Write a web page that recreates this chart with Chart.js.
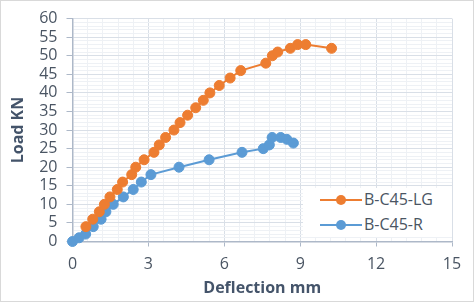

...

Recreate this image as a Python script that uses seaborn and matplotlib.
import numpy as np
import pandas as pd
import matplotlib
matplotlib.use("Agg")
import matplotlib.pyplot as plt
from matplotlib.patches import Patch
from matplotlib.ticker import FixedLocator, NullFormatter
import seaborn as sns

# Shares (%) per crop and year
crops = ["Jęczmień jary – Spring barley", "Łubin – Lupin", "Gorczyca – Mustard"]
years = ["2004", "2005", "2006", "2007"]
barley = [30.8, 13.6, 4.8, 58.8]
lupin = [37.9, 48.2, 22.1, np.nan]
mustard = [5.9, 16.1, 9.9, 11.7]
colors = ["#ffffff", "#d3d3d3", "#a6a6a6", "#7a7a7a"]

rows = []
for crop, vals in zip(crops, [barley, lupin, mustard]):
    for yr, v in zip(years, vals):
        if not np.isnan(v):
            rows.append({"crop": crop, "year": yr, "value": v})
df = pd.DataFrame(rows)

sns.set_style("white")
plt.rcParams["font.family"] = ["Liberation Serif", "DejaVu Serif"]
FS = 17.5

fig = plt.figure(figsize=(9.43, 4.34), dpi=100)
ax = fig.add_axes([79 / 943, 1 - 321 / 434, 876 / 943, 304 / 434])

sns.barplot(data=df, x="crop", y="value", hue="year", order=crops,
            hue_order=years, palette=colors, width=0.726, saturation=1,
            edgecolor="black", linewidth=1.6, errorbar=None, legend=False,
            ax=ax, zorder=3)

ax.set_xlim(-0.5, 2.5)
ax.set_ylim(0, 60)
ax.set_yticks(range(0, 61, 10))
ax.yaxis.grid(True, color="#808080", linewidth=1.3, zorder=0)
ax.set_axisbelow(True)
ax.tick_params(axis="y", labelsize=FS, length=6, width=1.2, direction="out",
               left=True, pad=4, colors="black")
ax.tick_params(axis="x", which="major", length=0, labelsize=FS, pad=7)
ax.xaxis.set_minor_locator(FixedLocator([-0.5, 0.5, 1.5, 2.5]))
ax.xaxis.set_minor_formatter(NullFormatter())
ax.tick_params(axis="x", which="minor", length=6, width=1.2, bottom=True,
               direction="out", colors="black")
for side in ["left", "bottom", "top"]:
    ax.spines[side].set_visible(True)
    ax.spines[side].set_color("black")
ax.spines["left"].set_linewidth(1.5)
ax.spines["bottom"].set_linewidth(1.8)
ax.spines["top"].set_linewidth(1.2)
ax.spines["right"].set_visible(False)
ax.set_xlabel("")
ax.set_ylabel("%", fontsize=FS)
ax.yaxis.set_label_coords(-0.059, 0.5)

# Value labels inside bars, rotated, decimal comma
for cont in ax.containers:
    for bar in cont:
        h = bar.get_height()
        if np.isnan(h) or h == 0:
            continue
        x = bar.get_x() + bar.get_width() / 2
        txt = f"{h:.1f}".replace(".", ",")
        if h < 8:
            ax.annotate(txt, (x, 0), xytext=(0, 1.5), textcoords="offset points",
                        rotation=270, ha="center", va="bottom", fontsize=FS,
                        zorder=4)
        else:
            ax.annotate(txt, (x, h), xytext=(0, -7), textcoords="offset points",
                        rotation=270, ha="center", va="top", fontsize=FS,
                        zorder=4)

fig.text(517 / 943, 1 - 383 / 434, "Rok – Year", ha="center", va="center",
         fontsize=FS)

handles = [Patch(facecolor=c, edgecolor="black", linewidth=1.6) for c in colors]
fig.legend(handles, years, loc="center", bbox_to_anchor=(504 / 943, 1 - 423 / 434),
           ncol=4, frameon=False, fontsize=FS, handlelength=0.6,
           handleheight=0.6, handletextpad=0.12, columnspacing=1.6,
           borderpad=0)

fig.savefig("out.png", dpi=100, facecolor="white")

[WHAT YOU ARE ASKED TO DO] This exercise asks for the lines from the line with "Recreate this image" to the line with "import seaborn as sns", both lines included, set down exactly and with nothing else.

[RESULT BELOW]
Recreate this image as a Python script that uses seaborn and matplotlib.
import numpy as np
import pandas as pd
import matplotlib
matplotlib.use("Agg")
import matplotlib.pyplot as plt
from matplotlib.patches import Patch
from matplotlib.ticker import FixedLocator, NullFormatter
import seaborn as sns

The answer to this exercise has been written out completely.